For two other paintings in which the same woman appears see:
a) Sotheby's, Arts of the Islamic World, 19th October 2016, lot 208, subsequently offered in these rooms, Bonhams, Islamic and Indian Art Online Sale, 20–28 October 2022, lot 118, seated in front of a window in a European-style chair, with a similar vase and low table with objects on the floor beside her, but facing in the opposite direction to our painting.
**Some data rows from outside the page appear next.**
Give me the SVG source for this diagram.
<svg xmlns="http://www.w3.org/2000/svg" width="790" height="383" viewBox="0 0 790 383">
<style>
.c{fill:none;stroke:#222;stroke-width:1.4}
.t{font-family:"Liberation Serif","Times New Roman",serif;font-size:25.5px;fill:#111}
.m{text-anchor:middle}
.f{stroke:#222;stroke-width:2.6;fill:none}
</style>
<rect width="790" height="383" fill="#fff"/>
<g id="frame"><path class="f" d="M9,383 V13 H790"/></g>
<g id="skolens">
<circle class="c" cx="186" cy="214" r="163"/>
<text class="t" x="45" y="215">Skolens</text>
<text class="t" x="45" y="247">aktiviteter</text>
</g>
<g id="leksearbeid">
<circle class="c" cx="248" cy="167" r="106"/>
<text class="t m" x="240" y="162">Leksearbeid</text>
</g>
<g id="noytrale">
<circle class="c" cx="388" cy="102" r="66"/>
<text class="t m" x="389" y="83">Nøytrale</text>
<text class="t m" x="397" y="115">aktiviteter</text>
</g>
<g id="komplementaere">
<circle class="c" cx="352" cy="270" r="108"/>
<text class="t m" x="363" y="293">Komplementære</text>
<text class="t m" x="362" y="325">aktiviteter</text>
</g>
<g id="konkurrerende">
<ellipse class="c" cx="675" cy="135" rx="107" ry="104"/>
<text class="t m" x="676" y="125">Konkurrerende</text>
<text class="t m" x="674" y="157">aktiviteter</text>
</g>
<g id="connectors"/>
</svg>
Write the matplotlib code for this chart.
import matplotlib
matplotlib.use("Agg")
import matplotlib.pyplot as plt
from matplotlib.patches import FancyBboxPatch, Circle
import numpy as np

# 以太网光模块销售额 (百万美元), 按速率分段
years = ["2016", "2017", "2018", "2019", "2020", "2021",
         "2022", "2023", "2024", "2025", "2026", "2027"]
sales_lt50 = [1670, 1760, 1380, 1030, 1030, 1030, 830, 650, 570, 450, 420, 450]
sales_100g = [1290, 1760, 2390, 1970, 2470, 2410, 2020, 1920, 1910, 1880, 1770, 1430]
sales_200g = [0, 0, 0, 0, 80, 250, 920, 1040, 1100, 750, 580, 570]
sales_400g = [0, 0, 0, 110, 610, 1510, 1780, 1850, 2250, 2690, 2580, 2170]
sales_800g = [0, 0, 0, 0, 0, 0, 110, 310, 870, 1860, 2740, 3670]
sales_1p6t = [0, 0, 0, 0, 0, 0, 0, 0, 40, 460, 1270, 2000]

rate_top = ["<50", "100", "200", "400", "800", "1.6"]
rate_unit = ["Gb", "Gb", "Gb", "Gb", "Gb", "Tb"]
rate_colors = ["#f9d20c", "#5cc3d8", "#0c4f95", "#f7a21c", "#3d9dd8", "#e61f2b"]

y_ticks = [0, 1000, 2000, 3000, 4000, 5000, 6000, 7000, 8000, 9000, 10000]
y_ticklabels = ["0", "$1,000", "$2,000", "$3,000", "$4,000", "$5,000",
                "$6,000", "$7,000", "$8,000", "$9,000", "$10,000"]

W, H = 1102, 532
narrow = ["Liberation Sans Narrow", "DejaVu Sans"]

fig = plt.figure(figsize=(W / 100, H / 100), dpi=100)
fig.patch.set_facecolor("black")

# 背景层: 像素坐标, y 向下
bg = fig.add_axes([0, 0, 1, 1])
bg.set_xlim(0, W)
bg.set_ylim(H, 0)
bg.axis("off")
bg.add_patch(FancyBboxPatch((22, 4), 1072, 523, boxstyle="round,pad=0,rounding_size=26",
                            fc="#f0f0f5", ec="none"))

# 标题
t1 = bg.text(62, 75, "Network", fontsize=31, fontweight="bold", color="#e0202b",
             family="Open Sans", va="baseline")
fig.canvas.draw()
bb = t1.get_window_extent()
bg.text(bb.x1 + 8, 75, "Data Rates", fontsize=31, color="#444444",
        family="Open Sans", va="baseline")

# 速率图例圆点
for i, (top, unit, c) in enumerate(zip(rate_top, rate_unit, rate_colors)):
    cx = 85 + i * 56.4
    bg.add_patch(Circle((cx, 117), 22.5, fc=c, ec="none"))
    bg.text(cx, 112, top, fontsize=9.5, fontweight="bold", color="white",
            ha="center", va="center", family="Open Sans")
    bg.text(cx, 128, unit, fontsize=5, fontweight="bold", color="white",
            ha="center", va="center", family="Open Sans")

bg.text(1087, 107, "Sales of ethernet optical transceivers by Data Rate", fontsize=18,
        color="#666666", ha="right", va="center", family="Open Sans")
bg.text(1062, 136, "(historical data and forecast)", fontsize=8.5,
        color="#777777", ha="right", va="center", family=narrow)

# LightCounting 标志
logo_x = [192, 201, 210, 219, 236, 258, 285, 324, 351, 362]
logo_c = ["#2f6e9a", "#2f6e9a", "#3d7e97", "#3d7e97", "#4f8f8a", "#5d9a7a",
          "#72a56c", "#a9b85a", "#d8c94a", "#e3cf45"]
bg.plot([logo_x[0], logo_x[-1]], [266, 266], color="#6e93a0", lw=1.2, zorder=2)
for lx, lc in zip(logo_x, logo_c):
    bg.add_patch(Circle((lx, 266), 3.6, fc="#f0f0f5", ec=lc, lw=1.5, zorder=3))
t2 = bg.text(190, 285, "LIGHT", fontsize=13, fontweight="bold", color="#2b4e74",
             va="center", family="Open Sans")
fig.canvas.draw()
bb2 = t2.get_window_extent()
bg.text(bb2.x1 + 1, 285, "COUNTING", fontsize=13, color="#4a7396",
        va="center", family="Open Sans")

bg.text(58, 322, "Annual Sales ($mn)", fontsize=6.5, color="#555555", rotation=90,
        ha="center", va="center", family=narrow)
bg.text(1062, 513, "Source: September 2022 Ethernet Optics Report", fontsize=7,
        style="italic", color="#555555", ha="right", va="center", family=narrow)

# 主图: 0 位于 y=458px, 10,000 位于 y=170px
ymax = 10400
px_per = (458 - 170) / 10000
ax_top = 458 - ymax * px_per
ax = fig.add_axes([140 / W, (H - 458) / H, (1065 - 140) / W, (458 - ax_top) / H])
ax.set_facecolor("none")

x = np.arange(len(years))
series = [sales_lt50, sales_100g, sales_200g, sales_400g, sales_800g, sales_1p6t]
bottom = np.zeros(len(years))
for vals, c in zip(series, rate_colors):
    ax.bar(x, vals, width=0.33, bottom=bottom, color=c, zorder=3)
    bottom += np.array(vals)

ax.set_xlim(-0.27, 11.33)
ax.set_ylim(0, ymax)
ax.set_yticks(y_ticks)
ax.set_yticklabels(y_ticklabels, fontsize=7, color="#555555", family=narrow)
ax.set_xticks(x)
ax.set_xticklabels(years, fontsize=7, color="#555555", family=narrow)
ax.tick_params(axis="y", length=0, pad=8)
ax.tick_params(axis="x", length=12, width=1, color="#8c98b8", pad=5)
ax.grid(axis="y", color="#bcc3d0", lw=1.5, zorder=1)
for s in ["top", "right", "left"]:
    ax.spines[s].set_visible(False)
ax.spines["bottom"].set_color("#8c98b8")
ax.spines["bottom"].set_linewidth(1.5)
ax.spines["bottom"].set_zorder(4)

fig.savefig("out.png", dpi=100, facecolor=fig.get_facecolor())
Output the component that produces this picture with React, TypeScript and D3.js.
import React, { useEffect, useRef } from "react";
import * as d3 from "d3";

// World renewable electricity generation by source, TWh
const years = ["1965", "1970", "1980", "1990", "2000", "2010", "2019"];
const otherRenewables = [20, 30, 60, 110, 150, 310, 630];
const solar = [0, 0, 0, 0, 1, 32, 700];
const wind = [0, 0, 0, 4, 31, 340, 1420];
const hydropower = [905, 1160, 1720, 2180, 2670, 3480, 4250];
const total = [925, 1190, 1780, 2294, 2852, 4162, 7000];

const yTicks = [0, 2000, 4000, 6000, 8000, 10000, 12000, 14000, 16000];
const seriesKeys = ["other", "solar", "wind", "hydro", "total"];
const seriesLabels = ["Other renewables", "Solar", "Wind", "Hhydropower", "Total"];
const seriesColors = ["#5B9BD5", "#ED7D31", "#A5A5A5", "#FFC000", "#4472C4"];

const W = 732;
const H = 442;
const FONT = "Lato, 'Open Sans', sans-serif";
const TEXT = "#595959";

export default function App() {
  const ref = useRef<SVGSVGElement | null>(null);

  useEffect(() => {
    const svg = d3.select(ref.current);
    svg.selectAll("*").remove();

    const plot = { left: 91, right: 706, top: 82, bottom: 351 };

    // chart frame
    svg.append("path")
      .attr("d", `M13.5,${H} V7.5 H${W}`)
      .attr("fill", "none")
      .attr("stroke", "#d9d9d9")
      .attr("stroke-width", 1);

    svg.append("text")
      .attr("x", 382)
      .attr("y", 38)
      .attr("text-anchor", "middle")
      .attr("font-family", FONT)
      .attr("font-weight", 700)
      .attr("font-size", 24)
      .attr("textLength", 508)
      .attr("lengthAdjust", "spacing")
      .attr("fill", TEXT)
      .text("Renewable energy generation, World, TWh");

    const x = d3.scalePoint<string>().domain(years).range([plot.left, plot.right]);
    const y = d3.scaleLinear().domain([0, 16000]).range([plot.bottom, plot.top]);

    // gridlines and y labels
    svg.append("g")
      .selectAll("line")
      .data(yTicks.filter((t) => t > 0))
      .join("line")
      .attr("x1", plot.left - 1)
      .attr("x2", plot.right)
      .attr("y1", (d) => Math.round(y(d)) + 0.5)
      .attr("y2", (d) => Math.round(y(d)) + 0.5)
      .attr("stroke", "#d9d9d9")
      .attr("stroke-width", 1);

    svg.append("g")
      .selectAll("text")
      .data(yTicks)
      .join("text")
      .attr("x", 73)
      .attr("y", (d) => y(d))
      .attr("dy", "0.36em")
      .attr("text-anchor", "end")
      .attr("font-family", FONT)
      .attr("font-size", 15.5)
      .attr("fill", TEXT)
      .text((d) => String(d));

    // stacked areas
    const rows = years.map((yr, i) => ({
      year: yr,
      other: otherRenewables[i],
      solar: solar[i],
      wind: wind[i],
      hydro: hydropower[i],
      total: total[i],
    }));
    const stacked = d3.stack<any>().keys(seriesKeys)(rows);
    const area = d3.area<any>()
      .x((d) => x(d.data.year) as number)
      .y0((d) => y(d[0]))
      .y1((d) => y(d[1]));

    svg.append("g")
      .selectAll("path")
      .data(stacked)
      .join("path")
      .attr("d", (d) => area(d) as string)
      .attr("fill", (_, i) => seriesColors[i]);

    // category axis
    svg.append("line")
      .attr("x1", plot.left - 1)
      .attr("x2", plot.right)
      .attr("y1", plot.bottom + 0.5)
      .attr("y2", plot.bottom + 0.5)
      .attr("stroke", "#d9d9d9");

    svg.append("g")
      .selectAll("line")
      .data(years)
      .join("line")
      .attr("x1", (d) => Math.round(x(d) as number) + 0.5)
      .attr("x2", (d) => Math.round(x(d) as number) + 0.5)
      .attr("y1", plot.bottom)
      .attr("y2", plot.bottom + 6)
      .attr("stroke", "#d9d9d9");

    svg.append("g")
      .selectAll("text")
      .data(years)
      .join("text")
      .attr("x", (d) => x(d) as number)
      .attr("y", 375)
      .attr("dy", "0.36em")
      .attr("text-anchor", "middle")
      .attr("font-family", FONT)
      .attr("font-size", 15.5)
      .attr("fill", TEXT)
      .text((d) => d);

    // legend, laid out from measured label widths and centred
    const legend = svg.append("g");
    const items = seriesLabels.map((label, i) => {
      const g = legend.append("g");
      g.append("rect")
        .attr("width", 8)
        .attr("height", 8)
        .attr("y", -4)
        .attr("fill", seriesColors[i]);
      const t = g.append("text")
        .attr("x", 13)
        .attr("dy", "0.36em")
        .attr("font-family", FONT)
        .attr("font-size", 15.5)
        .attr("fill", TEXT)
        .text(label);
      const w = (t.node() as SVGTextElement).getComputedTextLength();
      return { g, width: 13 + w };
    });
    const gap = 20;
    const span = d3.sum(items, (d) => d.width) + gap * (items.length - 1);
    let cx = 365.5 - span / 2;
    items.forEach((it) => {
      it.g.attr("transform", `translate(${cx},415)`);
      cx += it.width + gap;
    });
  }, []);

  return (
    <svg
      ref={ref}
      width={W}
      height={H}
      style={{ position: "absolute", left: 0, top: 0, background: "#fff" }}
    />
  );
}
Both Bonhams and Sotheby's described her as a princess.
b) Victoria and Albert Museum (acc. no. 03525(IS)); see M. Archer, Company Paintings: Indian Paintings of the British Period, London 1992, pp. 164-165, no. 145. The woman is this time shown standing (on the right of the painting, wearing a very similar head ornament) as part of a troupe of dancing-girls and musicians performing before an audience underneath a canopy on a terrace.
Further comparison, in terms of style and broad composition, can be drawn with two paintings depicting the Mughal Emperor Akbar II, and Maharajah Ranjit Singh, from a Delhi album of the 1830s depicting various rulers (see Christie's, Arts of India, 24th September 2003, lots 122 and 124); and a painting depicting two government ministers seated on a terrace with the same low balustrade and trees and bushes in the background, sold in these rooms, Bonhams, Islamic and Indian Art Online Sale, 4th-18th June 2019, lot 68, and subsequently with Oliver Forge and Brendan Lynch, Court Paintings from India and Persia, 2020, no. 22.
Additional note: the nautch dancer can confidently be identified as Sharfa of Hansi, a town in modern Haryana one hundred kilometres west of Delhi. This is based on the same woman appearing in a painting (standing at far right) of a troupe of dancing-girls and musicians performing underneath a canopy on a terrace in which every figure is named in Persian (Victoria and Albert Museum, acc. no. 03525(IS)).